Given problem: Skip every image and restate the data word for word.

Source material:
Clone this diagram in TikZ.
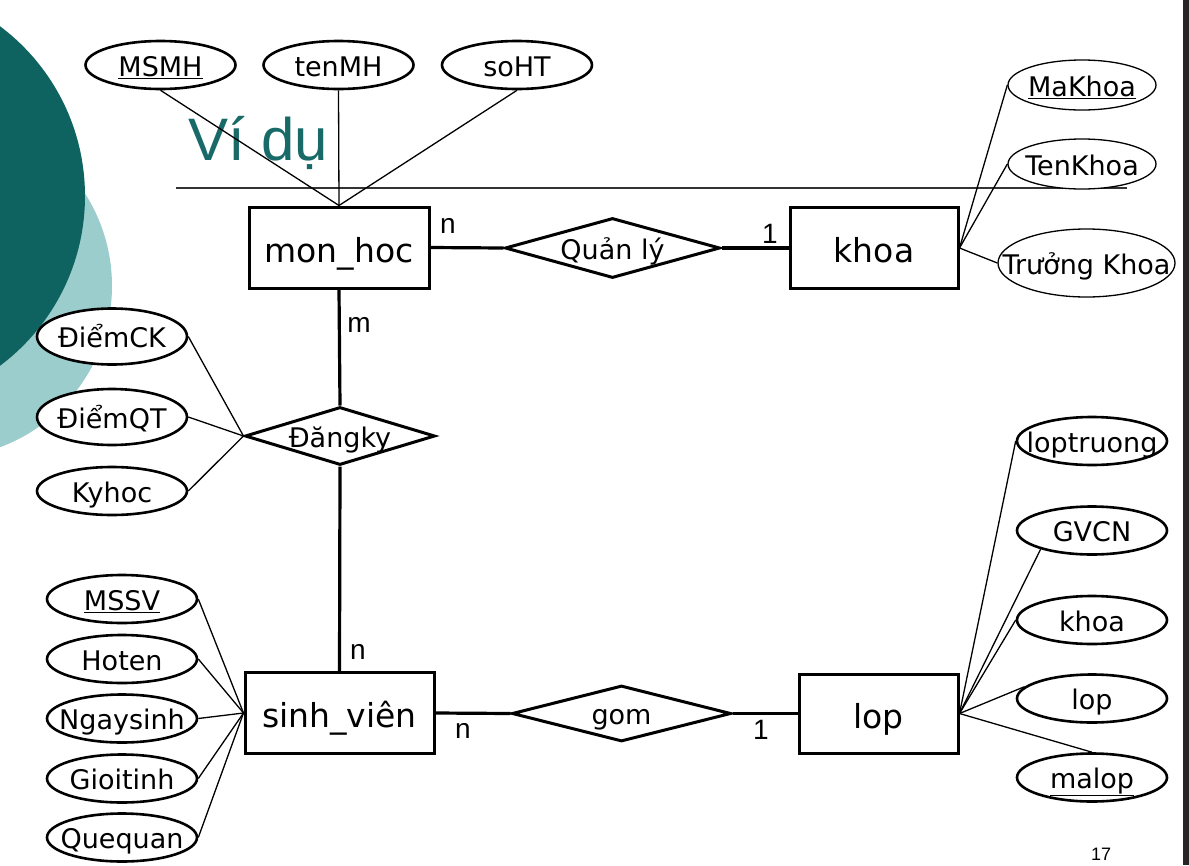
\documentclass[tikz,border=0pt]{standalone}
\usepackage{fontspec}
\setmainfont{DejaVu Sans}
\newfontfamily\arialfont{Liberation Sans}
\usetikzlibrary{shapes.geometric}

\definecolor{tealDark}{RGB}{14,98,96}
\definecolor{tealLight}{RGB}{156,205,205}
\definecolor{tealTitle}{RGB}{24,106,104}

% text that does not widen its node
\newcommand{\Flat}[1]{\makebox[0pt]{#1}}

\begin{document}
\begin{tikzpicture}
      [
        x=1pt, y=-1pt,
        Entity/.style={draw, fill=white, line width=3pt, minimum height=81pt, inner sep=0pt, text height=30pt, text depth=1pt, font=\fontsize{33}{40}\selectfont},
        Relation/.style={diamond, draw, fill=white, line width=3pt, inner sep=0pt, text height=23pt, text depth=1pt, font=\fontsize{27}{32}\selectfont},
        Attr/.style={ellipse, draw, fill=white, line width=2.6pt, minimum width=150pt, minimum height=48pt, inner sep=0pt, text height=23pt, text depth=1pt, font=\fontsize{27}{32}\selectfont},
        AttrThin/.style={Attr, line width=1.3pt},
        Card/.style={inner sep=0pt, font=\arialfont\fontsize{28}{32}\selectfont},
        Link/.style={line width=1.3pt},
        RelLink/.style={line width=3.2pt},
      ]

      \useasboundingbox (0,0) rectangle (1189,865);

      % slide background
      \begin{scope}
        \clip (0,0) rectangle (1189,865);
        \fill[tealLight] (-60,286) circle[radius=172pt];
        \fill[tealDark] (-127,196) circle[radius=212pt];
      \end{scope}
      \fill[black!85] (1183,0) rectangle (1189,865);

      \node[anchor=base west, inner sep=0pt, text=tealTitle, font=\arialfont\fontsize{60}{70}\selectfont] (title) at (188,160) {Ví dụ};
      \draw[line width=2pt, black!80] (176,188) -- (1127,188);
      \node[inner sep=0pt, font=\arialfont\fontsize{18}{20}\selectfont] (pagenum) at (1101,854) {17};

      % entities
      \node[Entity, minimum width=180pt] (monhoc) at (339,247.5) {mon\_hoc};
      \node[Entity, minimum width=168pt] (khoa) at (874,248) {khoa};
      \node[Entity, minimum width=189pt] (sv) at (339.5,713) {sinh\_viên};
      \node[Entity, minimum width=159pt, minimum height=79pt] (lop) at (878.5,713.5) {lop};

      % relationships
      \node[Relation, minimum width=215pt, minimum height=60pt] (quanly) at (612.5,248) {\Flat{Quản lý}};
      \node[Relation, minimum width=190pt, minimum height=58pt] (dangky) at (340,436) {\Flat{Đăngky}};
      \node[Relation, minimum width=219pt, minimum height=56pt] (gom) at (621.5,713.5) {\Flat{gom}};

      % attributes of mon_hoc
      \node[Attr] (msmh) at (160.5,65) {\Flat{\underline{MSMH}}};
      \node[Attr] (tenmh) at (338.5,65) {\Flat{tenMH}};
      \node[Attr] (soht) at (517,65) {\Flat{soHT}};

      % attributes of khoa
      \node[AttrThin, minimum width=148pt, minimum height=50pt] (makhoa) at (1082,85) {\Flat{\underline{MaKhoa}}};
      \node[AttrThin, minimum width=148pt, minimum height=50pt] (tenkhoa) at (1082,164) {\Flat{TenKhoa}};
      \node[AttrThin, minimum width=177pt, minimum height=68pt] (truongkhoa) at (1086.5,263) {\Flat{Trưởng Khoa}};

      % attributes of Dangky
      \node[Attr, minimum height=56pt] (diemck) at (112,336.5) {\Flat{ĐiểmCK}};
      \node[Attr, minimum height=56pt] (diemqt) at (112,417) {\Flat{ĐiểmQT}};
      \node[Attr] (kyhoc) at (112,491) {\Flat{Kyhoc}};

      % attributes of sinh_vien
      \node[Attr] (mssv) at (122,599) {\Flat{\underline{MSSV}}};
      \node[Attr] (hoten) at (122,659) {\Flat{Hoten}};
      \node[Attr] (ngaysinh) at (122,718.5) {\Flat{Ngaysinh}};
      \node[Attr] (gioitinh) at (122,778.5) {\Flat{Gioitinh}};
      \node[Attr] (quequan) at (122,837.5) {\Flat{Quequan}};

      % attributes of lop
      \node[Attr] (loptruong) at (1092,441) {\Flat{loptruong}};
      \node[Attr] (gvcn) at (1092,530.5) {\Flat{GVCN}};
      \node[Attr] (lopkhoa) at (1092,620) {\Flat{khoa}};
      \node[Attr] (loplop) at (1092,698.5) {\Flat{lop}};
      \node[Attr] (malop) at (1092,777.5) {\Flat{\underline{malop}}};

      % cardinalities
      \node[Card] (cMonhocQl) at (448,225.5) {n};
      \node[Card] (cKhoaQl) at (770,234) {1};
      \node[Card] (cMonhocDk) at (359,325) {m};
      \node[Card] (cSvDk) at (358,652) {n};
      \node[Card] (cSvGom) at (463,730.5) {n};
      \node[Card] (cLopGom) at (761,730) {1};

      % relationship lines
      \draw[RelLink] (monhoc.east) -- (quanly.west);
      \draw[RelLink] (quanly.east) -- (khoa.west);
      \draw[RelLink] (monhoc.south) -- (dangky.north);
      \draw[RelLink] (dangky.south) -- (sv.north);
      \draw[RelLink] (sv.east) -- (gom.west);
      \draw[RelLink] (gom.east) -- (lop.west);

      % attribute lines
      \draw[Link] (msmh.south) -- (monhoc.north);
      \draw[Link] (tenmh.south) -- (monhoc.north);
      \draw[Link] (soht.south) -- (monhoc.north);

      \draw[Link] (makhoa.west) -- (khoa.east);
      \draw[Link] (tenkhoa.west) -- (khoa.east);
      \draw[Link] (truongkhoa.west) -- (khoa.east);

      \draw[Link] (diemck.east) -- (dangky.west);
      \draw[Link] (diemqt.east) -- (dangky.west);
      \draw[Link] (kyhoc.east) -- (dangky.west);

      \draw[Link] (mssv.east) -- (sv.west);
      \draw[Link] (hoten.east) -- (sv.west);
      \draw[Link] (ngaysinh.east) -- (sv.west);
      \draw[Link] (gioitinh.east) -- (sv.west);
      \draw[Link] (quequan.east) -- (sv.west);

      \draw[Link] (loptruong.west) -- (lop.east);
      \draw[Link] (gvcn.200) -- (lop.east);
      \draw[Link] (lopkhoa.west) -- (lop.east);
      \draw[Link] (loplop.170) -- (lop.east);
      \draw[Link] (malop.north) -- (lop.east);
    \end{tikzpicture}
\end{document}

Complete response:
Clone this diagram in TikZ.
\documentclass[tikz,border=0pt]{standalone}
\usepackage{fontspec}
\setmainfont{DejaVu Sans}
\newfontfamily\arialfont{Liberation Sans}
\usetikzlibrary{shapes.geometric}

\definecolor{tealDark}{RGB}{14,98,96}
\definecolor{tealLight}{RGB}{156,205,205}
\definecolor{tealTitle}{RGB}{24,106,104}

% text that does not widen its node
\newcommand{\Flat}[1]{\makebox[0pt]{#1}}

\begin{document}
\begin{tikzpicture}
      [
        x=1pt, y=-1pt,
        Entity/.style={draw, fill=white, line width=3pt, minimum height=81pt, inner sep=0pt, text height=30pt, text depth=1pt, font=\fontsize{33}{40}\selectfont},
        Relation/.style={diamond, draw, fill=white, line width=3pt, inner sep=0pt, text height=23pt, text depth=1pt, font=\fontsize{27}{32}\selectfont},
        Attr/.style={ellipse, draw, fill=white, line width=2.6pt, minimum width=150pt, minimum height=48pt, inner sep=0pt, text height=23pt, text depth=1pt, font=\fontsize{27}{32}\selectfont},
        AttrThin/.style={Attr, line width=1.3pt},
        Card/.style={inner sep=0pt, font=\arialfont\fontsize{28}{32}\selectfont},
        Link/.style={line width=1.3pt},
        RelLink/.style={line width=3.2pt},
      ]

      \useasboundingbox (0,0) rectangle (1189,865);

      % slide background
      \begin{scope}
        \clip (0,0) rectangle (1189,865);
        \fill[tealLight] (-60,286) circle[radius=172pt];
        \fill[tealDark] (-127,196) circle[radius=212pt];
      \end{scope}
      \fill[black!85] (1183,0) rectangle (1189,865);

      \node[anchor=base west, inner sep=0pt, text=tealTitle, font=\arialfont\fontsize{60}{70}\selectfont] (title) at (188,160) {Ví dụ};
      \draw[line width=2pt, black!80] (176,188) -- (1127,188);
      \node[inner sep=0pt, font=\arialfont\fontsize{18}{20}\selectfont] (pagenum) at (1101,854) {17};

      % entities
      \node[Entity, minimum width=180pt] (monhoc) at (339,247.5) {mon\_hoc};
      \node[Entity, minimum width=168pt] (khoa) at (874,248) {khoa};
      \node[Entity, minimum width=189pt] (sv) at (339.5,713) {sinh\_viên};
      \node[Entity, minimum width=159pt, minimum height=79pt] (lop) at (878.5,713.5) {lop};

      % relationships
      \node[Relation, minimum width=215pt, minimum height=60pt] (quanly) at (612.5,248) {\Flat{Quản lý}};
      \node[Relation, minimum width=190pt, minimum height=58pt] (dangky) at (340,436) {\Flat{Đăngky}};
      \node[Relation, minimum width=219pt, minimum height=56pt] (gom) at (621.5,713.5) {\Flat{gom}};

      % attributes of mon_hoc
      \node[Attr] (msmh) at (160.5,65) {\Flat{\underline{MSMH}}};
      \node[Attr] (tenmh) at (338.5,65) {\Flat{tenMH}};
      \node[Attr] (soht) at (517,65) {\Flat{soHT}};

      % attributes of khoa
      \node[AttrThin, minimum width=148pt, minimum height=50pt] (makhoa) at (1082,85) {\Flat{\underline{MaKhoa}}};
      \node[AttrThin, minimum width=148pt, minimum height=50pt] (tenkhoa) at (1082,164) {\Flat{TenKhoa}};
      \node[AttrThin, minimum width=177pt, minimum height=68pt] (truongkhoa) at (1086.5,263) {\Flat{Trưởng Khoa}};

      % attributes of Dangky
      \node[Attr, minimum height=56pt] (diemck) at (112,336.5) {\Flat{ĐiểmCK}};
      \node[Attr, minimum height=56pt] (diemqt) at (112,417) {\Flat{ĐiểmQT}};
      \node[Attr] (kyhoc) at (112,491) {\Flat{Kyhoc}};

      % attributes of sinh_vien
      \node[Attr] (mssv) at (122,599) {\Flat{\underline{MSSV}}};
      \node[Attr] (hoten) at (122,659) {\Flat{Hoten}};
      \node[Attr] (ngaysinh) at (122,718.5) {\Flat{Ngaysinh}};
      \node[Attr] (gioitinh) at (122,778.5) {\Flat{Gioitinh}};
      \node[Attr] (quequan) at (122,837.5) {\Flat{Quequan}};

      % attributes of lop
      \node[Attr] (loptruong) at (1092,441) {\Flat{loptruong}};
      \node[Attr] (gvcn) at (1092,530.5) {\Flat{GVCN}};
      \node[Attr] (lopkhoa) at (1092,620) {\Flat{khoa}};
      \node[Attr] (loplop) at (1092,698.5) {\Flat{lop}};
      \node[Attr] (malop) at (1092,777.5) {\Flat{\underline{malop}}};

      % cardinalities
      \node[Card] (cMonhocQl) at (448,225.5) {n};
      \node[Card] (cKhoaQl) at (770,234) {1};
      \node[Card] (cMonhocDk) at (359,325) {m};
      \node[Card] (cSvDk) at (358,652) {n};
      \node[Card] (cSvGom) at (463,730.5) {n};
      \node[Card] (cLopGom) at (761,730) {1};

      % relationship lines
      \draw[RelLink] (monhoc.east) -- (quanly.west);
      \draw[RelLink] (quanly.east) -- (khoa.west);
      \draw[RelLink] (monhoc.south) -- (dangky.north);
      \draw[RelLink] (dangky.south) -- (sv.north);
      \draw[RelLink] (sv.east) -- (gom.west);
      \draw[RelLink] (gom.east) -- (lop.west);

      % attribute lines
      \draw[Link] (msmh.south) -- (monhoc.north);
      \draw[Link] (tenmh.south) -- (monhoc.north);
      \draw[Link] (soht.south) -- (monhoc.north);

      \draw[Link] (makhoa.west) -- (khoa.east);
      \draw[Link] (tenkhoa.west) -- (khoa.east);
      \draw[Link] (truongkhoa.west) -- (khoa.east);

      \draw[Link] (diemck.east) -- (dangky.west);
      \draw[Link] (diemqt.east) -- (dangky.west);
      \draw[Link] (kyhoc.east) -- (dangky.west);

      \draw[Link] (mssv.east) -- (sv.west);
      \draw[Link] (hoten.east) -- (sv.west);
      \draw[Link] (ngaysinh.east) -- (sv.west);
      \draw[Link] (gioitinh.east) -- (sv.west);
      \draw[Link] (quequan.east) -- (sv.west);

      \draw[Link] (loptruong.west) -- (lop.east);
      \draw[Link] (gvcn.200) -- (lop.east);
      \draw[Link] (lopkhoa.west) -- (lop.east);
      \draw[Link] (loplop.170) -- (lop.east);
      \draw[Link] (malop.north) -- (lop.east);
    \end{tikzpicture}
\end{document}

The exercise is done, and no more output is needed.